Bias Induced By a Researcher’s Political Ideology in the Production of Research Findings
Bias Induced By a Researcher’s Political Ideology in the Production of Research Findings
Thursday, 10 July 2025: 00:00
Location: FSE024 (Faculty of Education Sciences (FSE))
Oral Presentation
The political ideology of a researcher may introduce bias at various stages of the research process. When researching policy-relevant topics, researchers’ priors and policy preferences may shape the design, execution, analysis, and interpretation of results. Detection of such bias is challenging because research itself is not normally part of a controlled experiment.
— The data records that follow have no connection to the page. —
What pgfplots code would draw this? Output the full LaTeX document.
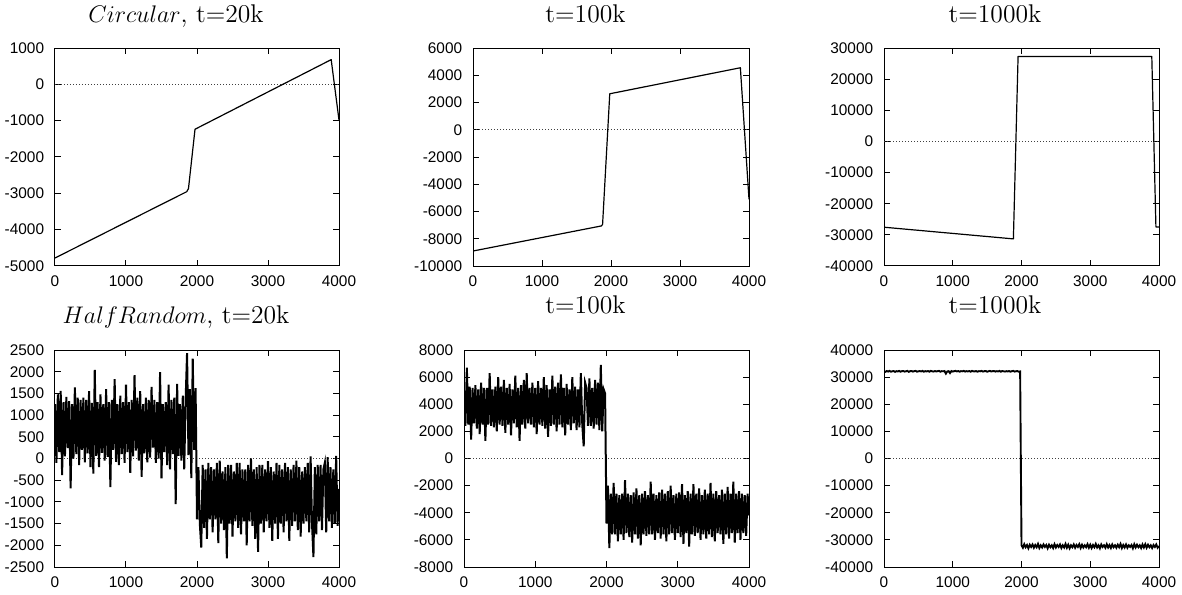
\documentclass[border=0pt]{standalone}
\usepackage{fontspec}
\usepackage{pgfplots}
\pgfplotsset{compat=1.18}
\newfontfamily\tickfont{Liberation Sans}

\pgfplotsset{
  panel/.style={
    scale only axis, anchor=north west,
    xmin=0, xmax=4000,
    xtick={0,1000,2000,3000,4000},
    xticklabels={0,1000,2000,3000,4000},
    scaled ticks=false,
    tick label style={font=\tickfont\fontsize{7.7}{8}\selectfont},
    yticklabel style={xshift=-1.9pt},
    xticklabel style={yshift=-1.5pt},
    major tick length=3pt,
    minor tick num=0,
    axis line style={line width=0.5pt},
    every tick/.style={line width=0.5pt, black},
  },
  zeroline/.style={black!75, line width=0.4pt, dash pattern=on 0.4pt off 1.1pt, forget plot},
  dataline/.style={black, line width=0.6pt, line join=round, mark=none},
  noise/.style={black, line width=1pt, line join=miter, mark=none},
}
\newcommand{\ttl}{\fontsize{12.8}{15}\selectfont}

\begin{document}
\begin{tikzpicture}
\useasboundingbox (0,0) rectangle (591pt,-297pt);

% ---- row 1: Circular ----
\begin{axis}[panel, at={(27.5pt,-24pt)}, width=142pt, height=109pt,
  ymin=-5000, ymax=1000,
  ytick={-5000,-4000,-3000,-2000,-1000,0,1000},
  yticklabels={-5000,-4000,-3000,-2000,-1000,0,1000}]
\addplot[zeroline] coordinates {(0,0) (4000,0)};
\addplot[dataline] coordinates {(0,-4780) (1855,-2955) (1880,-2870) (1972,-1236) (3890,680) (4000,-985)};
\end{axis}

\begin{axis}[panel, at={(236.5pt,-24pt)}, width=138pt, height=109pt,
  ymin=-10000, ymax=6000,
  ytick={-10000,-8000,-6000,-4000,-2000,0,2000,4000,6000},
  yticklabels={-10000,-8000,-6000,-4000,-2000,0,2000,4000,6000}]
\addplot[zeroline] coordinates {(0,0) (4000,0)};
\addplot[dataline] coordinates {(0,-8900) (1860,-7060) (1878,-6950) (1982,2640) (3875,4550) (4000,-5100)};
\end{axis}

\begin{axis}[panel, at={(442pt,-24pt)}, width=137.5pt, height=109pt,
  ymin=-40000, ymax=30000,
  ytick={-40000,-30000,-20000,-10000,0,10000,20000,30000},
  yticklabels={-40000,-30000,-20000,-10000,0,10000,20000,30000}]
\addplot[zeroline] coordinates {(0,0) (4000,0)};
\addplot[dataline] coordinates {(0,-27550) (1882,-31300) (1950,27300) (3895,27300) (3955,-27450) (4000,-27450)};
\end{axis}

% ---- row 2: HalfRandom ----
\begin{axis}[panel, at={(27.5pt,-175pt)}, width=142pt, height=108.5pt,
  ymin=-2500, ymax=2500,
  ytick={-2500,-2000,-1500,-1000,-500,0,500,1000,1500,2000,2500},
  yticklabels={-2500,-2000,-1500,-1000,-500,0,500,1000,1500,2000,2500}]
\addplot[zeroline] coordinates {(0,0) (4000,0)};
\addplot[noise] table[row sep=\\, header=false, x expr=\coordindex*20, y index=0] {
1250 \\ -100 \\ 1480 \\ 150 \\ 1560 \\ -380 \\ 1300 \\ 50 \\ 1420 \\ 240 \\
1320 \\ -690 \\ 1250 \\ 0 \\ 1640 \\ 100 \\ 1400 \\ -150 \\ 1350 \\ 200 \\
1400 \\ -90 \\ 1350 \\ 120 \\ 1550 \\ -200 \\ 1280 \\ -350 \\ 2040 \\ 60 \\
1300 \\ -200 \\ 1480 \\ 130 \\ 1250 \\ -50 \\ 1600 \\ 40 \\ 1300 \\ -660 \\
1350 \\ 200 \\ 1830 \\ -80 \\ 1250 \\ -150 \\ 1450 \\ 100 \\ 1300 \\ -100 \\
1700 \\ 150 \\ 1300 \\ -330 \\ 1350 \\ 50 \\ 1920 \\ 180 \\ 1400 \\ -50 \\
1550 \\ -420 \\ 1250 \\ 120 \\ 1400 \\ -90 \\ 1350 \\ 20 \\ 1650 \\ 250 \\
1350 \\ -100 \\ 1300 \\ 0 \\ 1990 \\ -460 \\ 1250 \\ 150 \\ 1300 \\ -150 \\
1700 \\ -250 \\ 1350 \\ 100 \\ 1400 \\ -1050 \\ 1720 \\ 60 \\ 1250 \\ -50 \\
1450 \\ -250 \\ 1350 \\ 2430 \\ 80 \\ 1600 \\ -450 \\ 2300 \\ 200 \\ 1620 \\
-1400 \\ -200 \\ -1500 \\ -2050 \\ -150 \\ -1600 \\ -250 \\ -1850 \\ -100 \\ -1400 \\
-200 \\ -1700 \\ -250 \\ -1400 \\ -100 \\ -1950 \\ -50 \\ -1500 \\ -300 \\ -1650 \\
-200 \\ -2300 \\ -150 \\ -1500 \\ -150 \\ -1800 \\ -300 \\ -1450 \\ -100 \\ -1600 \\
-100 \\ -1750 \\ -250 \\ -1450 \\ -250 \\ -2000 \\ -150 \\ -1450 \\ 0 \\ -1550 \\
-250 \\ -1850 \\ -200 \\ -2150 \\ -150 \\ -1500 \\ -150 \\ -1700 \\ -250 \\ -1450 \\
-60 \\ -1600 \\ -200 \\ -1900 \\ -300 \\ -1500 \\ -100 \\ -1850 \\ -150 \\ -1500 \\
-250 \\ -1700 \\ -100 \\ -1450 \\ -200 \\ -1900 \\ -250 \\ -1550 \\ -150 \\ -1450 \\
-50 \\ -1650 \\ -200 \\ -1800 \\ -300 \\ -1500 \\ -200 \\ -1450 \\ -100 \\ -1700 \\
50 \\ -1500 \\ -2270 \\ -200 \\ -1750 \\ -150 \\ -1450 \\ -150 \\ -1650 \\ -250 \\
-100 \\ -1700 \\ 30 \\ -1450 \\ -200 \\ -1600 \\ -250 \\ -1500 \\ 60 \\ -1550 \\
-700 \\
};
\end{axis}

\begin{axis}[panel, at={(232pt,-175pt)}, width=142.5pt, height=108.5pt,
  ymin=-8000, ymax=8000,
  ytick={-8000,-6000,-4000,-2000,0,2000,4000,6000,8000},
  yticklabels={-8000,-6000,-4000,-2000,0,2000,4000,6000,8000}]
\addplot[zeroline] coordinates {(0,0) (4000,0)};
\addplot[noise] table[row sep=\\, header=false, x expr=\coordindex*20, y index=0] {
5000 \\ 2400 \\ 6700 \\ 2500 \\ 5300 \\ 1400 \\ 5200 \\ 2600 \\ 5400 \\ 2200 \\
5100 \\ 1800 \\ 5600 \\ 2500 \\ 5200 \\ 1300 \\ 5200 \\ 2500 \\ 6300 \\ 2400 \\
5100 \\ 2300 \\ 5300 \\ 2000 \\ 6000 \\ 2500 \\ 5300 \\ 2400 \\ 5800 \\ 1900 \\
5200 \\ 2500 \\ 5500 \\ 1700 \\ 5100 \\ 2600 \\ 6100 \\ 2300 \\ 5200 \\ 1300 \\
5400 \\ 2500 \\ 5800 \\ 2200 \\ 6300 \\ 2600 \\ 5200 \\ 2500 \\ 5600 \\ 2300 \\
5200 \\ 1800 \\ 5700 \\ 2500 \\ 5200 \\ 2400 \\ 6000 \\ 2200 \\ 5400 \\ 1600 \\
5100 \\ 2400 \\ 6100 \\ 2500 \\ 5300 \\ 2000 \\ 5600 \\ 2500 \\ 6200 \\ 2300 \\
5200 \\ 1700 \\ 5500 \\ 2500 \\ 5100 \\ 2100 \\ 6000 \\ 2600 \\ 5300 \\ 2100 \\
5100 \\ 2300 \\ 6300 \\ 2500 \\ 900 \\ 5600 \\ 5200 \\ 2400 \\ 5900 \\ 2400 \\
5200 \\ 2200 \\ 5800 \\ 2500 \\ 5600 \\ 2100 \\ 6900 \\ 2000 \\ 5100 \\ 4800 \\
-4800 \\ -2000 \\ -6600 \\ -2600 \\ -5600 \\ -1800 \\ -5600 \\ -2600 \\ -6100 \\ -2700 \\
-5600 \\ -2600 \\ -6000 \\ -1600 \\ -5500 \\ -2600 \\ -5800 \\ -2700 \\ -6200 \\ -2500 \\
-5600 \\ -2200 \\ -5900 \\ -2700 \\ -6400 \\ -2600 \\ -5600 \\ -2400 \\ -5700 \\ -2700 \\
-5600 \\ -1700 \\ -5600 \\ -2600 \\ -6000 \\ -2700 \\ -5500 \\ -2500 \\ -5900 \\ -2300 \\
-5600 \\ -2600 \\ -6100 \\ -2400 \\ -5600 \\ -2000 \\ -5500 \\ -2700 \\ -6000 \\ -2600 \\
-5500 \\ -2500 \\ -5800 \\ -1900 \\ -6300 \\ -2700 \\ -5500 \\ -2400 \\ -6500 \\ -2600 \\
-5600 \\ -1900 \\ -5700 \\ -2600 \\ -5500 \\ -2200 \\ -6000 \\ -2700 \\ -5600 \\ -2300 \\
-5900 \\ -2600 \\ -5600 \\ -1800 \\ -5800 \\ -2600 \\ -6100 \\ -2400 \\ -5500 \\ -2700 \\
-5600 \\ -2300 \\ -6300 \\ -2600 \\ -5600 \\ -2100 \\ -5900 \\ -2600 \\ -5500 \\ -1700 \\
-6200 \\ -2600 \\ -5500 \\ -2400 \\ -6000 \\ -2600 \\ -5500 \\ -2700 \\ -5700 \\ -2600 \\
-4200 \\
};
\end{axis}

\begin{axis}[panel, at={(442pt,-175pt)}, width=137.5pt, height=108.5pt,
  ymin=-40000, ymax=40000,
  ytick={-40000,-30000,-20000,-10000,0,10000,20000,30000,40000},
  yticklabels={-40000,-30000,-20000,-10000,0,10000,20000,30000,40000}]
\addplot[zeroline] coordinates {(0,0) (4000,0)};
\addplot[noise, line width=0.95pt] table[row sep=\\, header=false, x expr=\coordindex*20, y index=0] {
32200 \\ 31950 \\ 32250 \\ 32050 \\ 32300 \\ 32000 \\ 32150 \\ 32250 \\ 31950 \\ 32200 \\
32100 \\ 32300 \\ 32000 \\ 32200 \\ 32250 \\ 32050 \\ 32150 \\ 32300 \\ 31950 \\ 32200 \\
32250 \\ 32050 \\ 32200 \\ 32300 \\ 32000 \\ 32150 \\ 32250 \\ 32100 \\ 32300 \\ 32000 \\
32200 \\ 32100 \\ 32250 \\ 32000 \\ 32300 \\ 32150 \\ 32050 \\ 32250 \\ 32100 \\ 32200 \\
32300 \\ 32000 \\ 32200 \\ 32150 \\ 32250 \\ 31300 \\ 32100 \\ 32200 \\ 31500 \\ 32250 \\
32050 \\ 32200 \\ 32300 \\ 32100 \\ 32250 \\ 32000 \\ 32200 \\ 32150 \\ 32300 \\ 32050 \\
32200 \\ 32100 \\ 32250 \\ 32000 \\ 32300 \\ 32150 \\ 32100 \\ 32250 \\ 32000 \\ 32200 \\
32150 \\ 32300 \\ 32050 \\ 32200 \\ 32250 \\ 32000 \\ 32150 \\ 32300 \\ 32100 \\ 32200 \\
32250 \\ 32050 \\ 32200 \\ 32100 \\ 32300 \\ 32000 \\ 32250 \\ 32150 \\ 32050 \\ 32200 \\
32100 \\ 32250 \\ 32000 \\ 32200 \\ 32300 \\ 32050 \\ 32150 \\ 32250 \\ 32000 \\ 32100 \\
-32000 \\ -32900 \\ -31600 \\ -32700 \\ -31900 \\ -33100 \\ -31800 \\ -32600 \\ -31700 \\ -32900 \\
-31900 \\ -32700 \\ -31500 \\ -33000 \\ -32000 \\ -32800 \\ -31700 \\ -32600 \\ -31900 \\ -33100 \\
-31800 \\ -32700 \\ -32000 \\ -33000 \\ -31600 \\ -32800 \\ -31900 \\ -32600 \\ -31700 \\ -33000 \\
-32000 \\ -32800 \\ -31500 \\ -32900 \\ -31800 \\ -33100 \\ -32000 \\ -32700 \\ -31700 \\ -32900 \\
-31900 \\ -32600 \\ -31600 \\ -33000 \\ -31800 \\ -32800 \\ -32000 \\ -32700 \\ -31600 \\ -32900 \\
-31800 \\ -33000 \\ -31900 \\ -32700 \\ -31500 \\ -32800 \\ -32000 \\ -33100 \\ -31700 \\ -32600 \\
-32000 \\ -32900 \\ -31600 \\ -32800 \\ -31900 \\ -33000 \\ -31700 \\ -32700 \\ -32000 \\ -32900 \\
-31800 \\ -32700 \\ -31500 \\ -33000 \\ -31900 \\ -32800 \\ -31700 \\ -32900 \\ -32000 \\ -32600 \\
-31900 \\ -33100 \\ -31600 \\ -32800 \\ -31800 \\ -32700 \\ -32000 \\ -33000 \\ -31700 \\ -32800 \\
-31600 \\ -32900 \\ -31800 \\ -32700 \\ -32000 \\ -33000 \\ -31900 \\ -32600 \\ -31700 \\ -32900 \\
-32300 \\
};
\end{axis}

% ---- titles ----
\node[anchor=base, font=\ttl] at (88pt,-11.35pt) {$Circular$, t=20k};
\node[anchor=base, font=\ttl] at (292.75pt,-11.35pt) {t=100k};
\node[anchor=base, font=\ttl] at (497.5pt,-11.35pt) {t=1000k};
\node[anchor=base, font=\ttl] at (88pt,-161.5pt) {$HalfRandom$, t=20k};
\node[anchor=base, font=\ttl] at (292.75pt,-156.5pt) {t=100k};
\node[anchor=base, font=\ttl] at (497.5pt,-156.5pt) {t=1000k};
\end{tikzpicture}
\end{document}
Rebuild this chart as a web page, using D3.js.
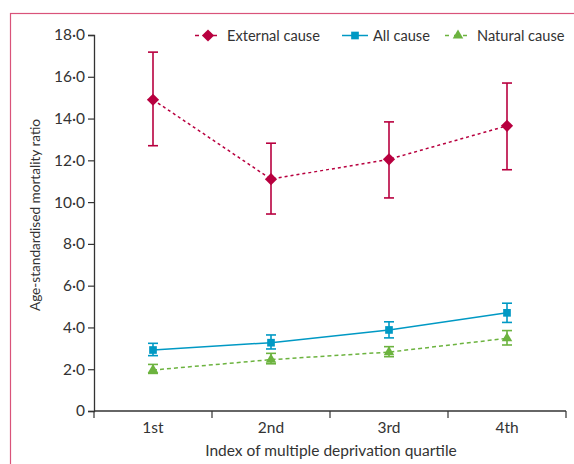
<!DOCTYPE html>
<html>
<head>
<meta charset="utf-8">
<script src="https://cdn.jsdelivr.net/npm/d3@7"></script>
<style>
  body { margin: 0; background: #fff; }
  text { font-family: Lato, "Open Sans", sans-serif; fill: #333; }
</style>
</head>
<body>
<div id="chart"></div>
<script>
const quartiles = ["1st", "2nd", "3rd", "4th"];
const yTicks = [0, 2, 4, 6, 8, 10, 12, 14, 16, 18];

// value, lower CI, upper CI per quartile
const externalCause = [14.9, 11.1, 12.05, 13.65];
const externalLow = [12.7, 9.43, 10.2, 11.55];
const externalHigh = [17.18, 12.82, 13.84, 15.7];

const allCause = [2.92, 3.27, 3.88, 4.7];
const allLow = [2.65, 2.97, 3.5, 4.24];
const allHigh = [3.24, 3.64, 4.27, 5.16];

const naturalCause = [1.96, 2.46, 2.82, 3.48];
const naturalLow = [1.8, 2.26, 2.6, 3.16];
const naturalHigh = [2.23, 2.76, 3.08, 3.85];

const W = 574, H = 464;
const margin = {left: 94, right: 8, top: 35, bottom: 53};
const fs = "15.5px";

const series = [
    {name: "External cause", v: externalCause, lo: externalLow, hi: externalHigh, color: "#b8003f", dash: "3,3", shape: d3.symbolDiamond2, size: 95},
    {name: "All cause", v: allCause, lo: allLow, hi: allHigh, color: "#0099c4", dash: null, shape: d3.symbolSquare2, size: 75},
    {name: "Natural cause", v: naturalCause, lo: naturalLow, hi: naturalHigh, color: "#6cb33f", dash: "4,3", shape: d3.symbolTriangle2, size: 80}
];

const svg = d3.select("#chart").append("svg")
    .attr("width", W).attr("height", H);

// pink frame
svg.append("rect")
    .attr("x", 10.5).attr("y", 13.5)
    .attr("width", 600).attr("height", 500)
    .attr("fill", "none").attr("stroke", "#d9537a").attr("stroke-width", 1.2);

const x = d3.scaleBand().domain(quartiles)
    .range([margin.left, W - margin.right]);
const y = d3.scaleLinear().domain([0, 18])
    .range([H - margin.bottom, margin.top]);

// y axis
const yAxis = svg.append("g")
    .attr("transform", `translate(${margin.left},0)`)
    .call(d3.axisLeft(y).tickValues(yTicks).tickSize(6).tickPadding(3)
        .tickFormat(d => d === 0 ? "0" : d3.format(".1f")(d).replace(".", "\u00b7")));
yAxis.select(".domain").attr("stroke", "#333").attr("stroke-width", 1.3);
yAxis.selectAll(".tick line").attr("stroke", "#333").attr("stroke-width", 1.2);
yAxis.selectAll("text").style("font-size", fs).attr("fill", "#333");

// x axis: ticks on band edges
const edges = quartiles.map(q => x(q)).concat([x(quartiles[3]) + x.bandwidth()]);
const xg = svg.append("g");
xg.append("line")
    .attr("x1", margin.left).attr("x2", W - margin.right)
    .attr("y1", y(0)).attr("y2", y(0))
    .attr("stroke", "#333").attr("stroke-width", 1.3);
xg.selectAll(".xt").data(edges).enter().append("line")
    .attr("x1", d => d).attr("x2", d => d)
    .attr("y1", y(0)).attr("y2", y(0) + 7)
    .attr("stroke", "#333").attr("stroke-width", 1.2);
xg.selectAll(".xl").data(quartiles).enter().append("text")
    .attr("x", d => x(d) + x.bandwidth() / 2)
    .attr("y", y(0) + 22)
    .attr("text-anchor", "middle")
    .style("font-size", fs)
    .text(d => d);

// axis titles
svg.append("text")
    .attr("x", 331)
    .attr("y", 456)
    .attr("text-anchor", "middle")
    .style("font-size", fs)
    .text("Index of multiple deprivation quartile");

svg.append("text")
    .attr("transform", "translate(40,215) rotate(-90)")
    .attr("text-anchor", "middle")
    .style("font-size", "13.6px")
    .text("Age-standardised mortality ratio");

const cx = q => x(q) + x.bandwidth() / 2;

series.forEach(s => {
    const g = svg.append("g");
    const line = d3.line().x((d, i) => cx(quartiles[i])).y(d => y(d));
    g.append("path")
        .datum(s.v)
        .attr("d", line)
        .attr("fill", "none")
        .attr("stroke", s.color)
        .attr("stroke-width", 1.5)
        .attr("stroke-dasharray", s.dash);

    // error bars
    quartiles.forEach((q, i) => {
        const px = cx(q);
        g.append("line").attr("x1", px).attr("x2", px)
            .attr("y1", y(s.lo[i])).attr("y2", y(s.hi[i]))
            .attr("stroke", s.color).attr("stroke-width", 1.6);
        [s.lo[i], s.hi[i]].forEach(v => {
            g.append("line").attr("x1", px - 5).attr("x2", px + 5)
                .attr("y1", y(v)).attr("y2", y(v))
                .attr("stroke", s.color).attr("stroke-width", 1.6);
        });
    });

    g.selectAll(".pt").data(s.v).enter().append("path")
        .attr("transform", (d, i) => `translate(${cx(quartiles[i])},${y(d)})`)
        .attr("d", d3.symbol().type(s.shape).size(s.size))
        .attr("fill", s.color);
});

// legend
const legendItems = [
    {s: series[0], x: 195, tx: 227},
    {s: series[1], x: 342, tx: 373},
    {s: series[2], x: 445, tx: 477}
];
const legend = svg.append("g");
legendItems.forEach(it => {
    const ly = 35.5;
    legend.append("line")
        .attr("x1", it.x).attr("x2", it.x + 26)
        .attr("y1", ly).attr("y2", ly)
        .attr("stroke", it.s.color).attr("stroke-width", 1.5)
        .attr("stroke-dasharray", it.s.dash ? "4,5" : null);
    legend.append("path")
        .attr("transform", `translate(${it.x + 13},${ly})`)
        .attr("d", d3.symbol().type(it.s.shape).size(it.s.size))
        .attr("fill", it.s.color);
    legend.append("text")
        .attr("x", it.tx).attr("y", ly + 5)
        .style("font-size", "14.6px")
        .text(it.s.name);
});
</script>
</body>
</html>
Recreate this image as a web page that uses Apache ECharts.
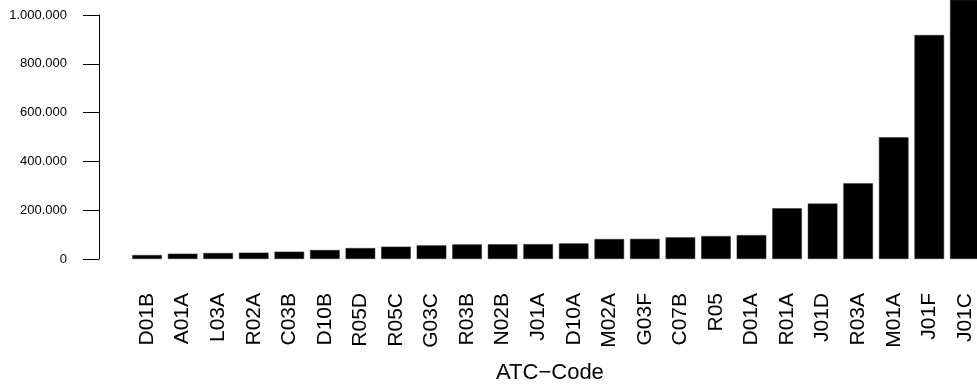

Our analysis exploits a rare opportunity where 161 researchers working independently in 71 research teams took part in an experiment. They were surveyed about their position regarding immigration policy prior to learning that their task was to test an immigration-policy-related hypothesis: that immigration reduces public support for social welfare policies. We measure the impact of prior ideological positions on empirical estimates and peer rating of each other’s model specifications. We found that research teams composed of pro-immigration researchers estimated a more positive impact of immigration on public support for social programs. For example, pro-immigration teams were 11.4 percentage points less likely to find large, statistically significant positive effects of immigration, while anti-immigration teams were 14.6 percentage points less likely to find large, statistically significant positive effects. Moreover, the methods used by teams with strong pro- or anti-immigration priors received lower peer ratings. Their lower-rated models are the mechanism causing observably biased outcomes. These results expand our understanding about the myriad sources of bias that enter the research process at different stages. The analysis makes a case for including political ideology as an important factor in the debate over making science more reliable and reproducible.